I think I made a mistake: I should read the original paper of Auto-Sklearn: Efficient and Robust Automated Machine Learning, AAAI, 2015

In this paper, the authors mentioned "We exploit this complimentary by selecting k configurations based on meta-learning and use their result to seed Bayesian optimization...

  1. for each machine learning dataset in a dataset repository (in our case 140 datasets from the OpenML [18] repository), we evaluated a set of meta-features (described below)
  2. used Bayesian optimization to determine and store an instantiation of the given ML framework with strong empirical performance for that dataset.
  3. given a new dataset D, we compute its meta-features, rank all datasets by their L1 distance to D in meta-feature space and select the stored ML framework instantiations for the k = 25 nearest datasets for evaluation before starting Bayesian optimization with their results."

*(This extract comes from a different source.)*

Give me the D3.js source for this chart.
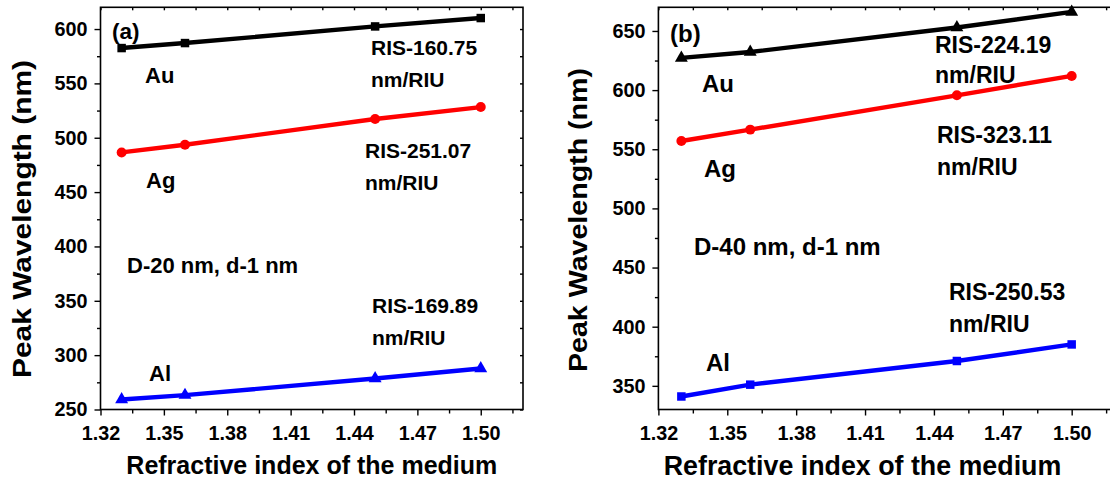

This procedure meets what we found: find the nearest dataset that is most similar to the target dataset D, then directly use the best configuration of the nearest dataset to seed BO.

Any comments are appreciated.

Louquinze commented 2 years ago

Hi @jmren168,

I think that it basically what the metalearning is doing. I will ask someone else to confirm this.

eddiebergman commented 2 years ago

Hi @jmren168,

The meta learningn you originally reffered to is specific for Autosklearn 2 from what I know and you're correct that the original Auto-sklearn paper is the meta-learning that is used in general.

These seeded runs are essentially the first configurations to be tried for a given new dataset so that we start searching from somewhere "reasonable".

Best, Eddie

jmren168 commented 2 years ago

Hi @eddiebergman and @Louquinze ,

Thank you for the reply, and now I have no more questions. So close this question. Thanks again :)